Include the line containing "upper = [10.52, 10.59, 10.59, 10.41, 10.66, 9.93]" and all lines before it, repeated exactly from the listing below, without pictures.

● Recorded data:
• • •

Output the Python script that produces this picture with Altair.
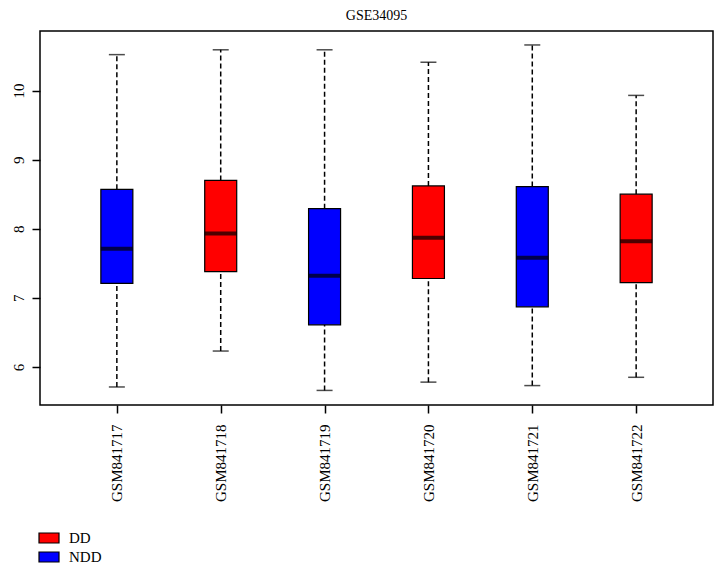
import altair as alt
import pandas as pd

samples = ["GSM841717", "GSM841718", "GSM841719", "GSM841720", "GSM841721", "GSM841722"]
groups = ["NDD", "DD", "NDD", "DD", "NDD", "DD"]
lower = [5.71, 6.23, 5.66, 5.78, 5.73, 5.85]
q1 = [7.21, 7.38, 6.61, 7.28, 6.87, 7.22]
median = [7.71, 7.93, 7.32, 7.87, 7.58, 7.82]
q3 = [8.57, 8.70, 8.29, 8.62, 8.61, 8.50]
upper = [10.52, 10.59, 10.59, 10.41, 10.66, 9.93]

group_names = ["DD", "NDD"]
group_colors = ["#ff0000", "#0000ff"]
y_ticks = [6, 7, 8, 9, 10]

df = pd.DataFrame({
    "sample": samples, "group": groups, "lower": lower, "q1": q1,
    "median": median, "q3": q3, "upper": upper,
})

FONT = "Liberation Serif"

x_enc = alt.X(
    "sample:N",
    sort=samples,
    scale=alt.Scale(type="point", padding=0.74),
    axis=alt.Axis(
        title=None, labelAngle=-90, labelAlign="right", labelBaseline="middle",
        labelFont=FONT, labelFontSize=15, labelColor="black", labelPadding=11,
        tickSize=8, tickWidth=1.5, tickColor="black", domain=False, grid=False,
    ),
)
y_scale = alt.Scale(domain=[5.449, 10.862], nice=False, zero=False)
y_axis = alt.Axis(
    title=None, values=y_ticks, labelAngle=-90, labelAlign="center",
    labelBaseline="bottom", labelFont=FONT, labelFontSize=15, labelColor="black",
    labelPadding=6, tickSize=8, tickWidth=1.5, tickColor="black",
    domain=False, grid=False,
)

base = alt.Chart(df)

whisk_hi = base.mark_rule(color="black", strokeWidth=1.5, strokeDash=[5, 3]).encode(
    x=x_enc, y=alt.Y("q3:Q", scale=y_scale, axis=y_axis), y2="upper:Q")
whisk_lo = base.mark_rule(color="black", strokeWidth=1.5, strokeDash=[5, 3]).encode(
    x=x_enc, y=alt.Y("lower:Q", scale=y_scale, axis=y_axis), y2="q1:Q")
cap_hi = base.mark_tick(color="black", size=16, thickness=1.5).encode(
    x=x_enc, y=alt.Y("upper:Q", scale=y_scale, axis=y_axis))
cap_lo = base.mark_tick(color="black", size=16, thickness=1.5).encode(
    x=x_enc, y=alt.Y("lower:Q", scale=y_scale, axis=y_axis))
box = base.mark_bar(size=32, stroke="black", strokeWidth=1.2, opacity=1).encode(
    x=x_enc,
    y=alt.Y("q1:Q", scale=y_scale, axis=y_axis),
    y2="q3:Q",
    fill=alt.Fill(
        "group:N",
        scale=alt.Scale(domain=group_names, range=group_colors),
        legend=alt.Legend(
            title=None, orient="none", legendX=-2, legendY=496,
            symbolType="M-1,-0.5H1V0.5H-1Z", symbolSize=400,
            symbolStrokeColor="black", symbolStrokeWidth=1.2, symbolOpacity=1,
            labelFont=FONT, labelFontSize=15, labelColor="black",
            labelOffset=9, rowPadding=0,
        ),
    ),
)
med = base.mark_tick(color="black", size=32, thickness=4).encode(
    x=x_enc, y=alt.Y("median:Q", scale=y_scale, axis=y_axis))

chart = alt.layer(whisk_hi, whisk_lo, cap_hi, cap_lo, box, med).properties(
    width=673, height=374,
    title=alt.Title("GSE34095", font=FONT, fontSize=14, fontWeight="normal",
                    color="black", anchor="middle", offset=8),
    autosize=alt.AutoSizeParams(type="none"),
    padding={"left": 32, "top": 23, "right": 4, "bottom": 166},
).configure(
    background="white",
    view=alt.ViewConfig(stroke="black", strokeWidth=1.5),
)

chart.save("out.html", embed_options={"renderer": "svg", "actions": False})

• • •

● Written answer:
Output the Python script that produces this picture with Altair.
import altair as alt
import pandas as pd

samples = ["GSM841717", "GSM841718", "GSM841719", "GSM841720", "GSM841721", "GSM841722"]
groups = ["NDD", "DD", "NDD", "DD", "NDD", "DD"]
lower = [5.71, 6.23, 5.66, 5.78, 5.73, 5.85]
q1 = [7.21, 7.38, 6.61, 7.28, 6.87, 7.22]
median = [7.71, 7.93, 7.32, 7.87, 7.58, 7.82]
q3 = [8.57, 8.70, 8.29, 8.62, 8.61, 8.50]
upper = [10.52, 10.59, 10.59, 10.41, 10.66, 9.93]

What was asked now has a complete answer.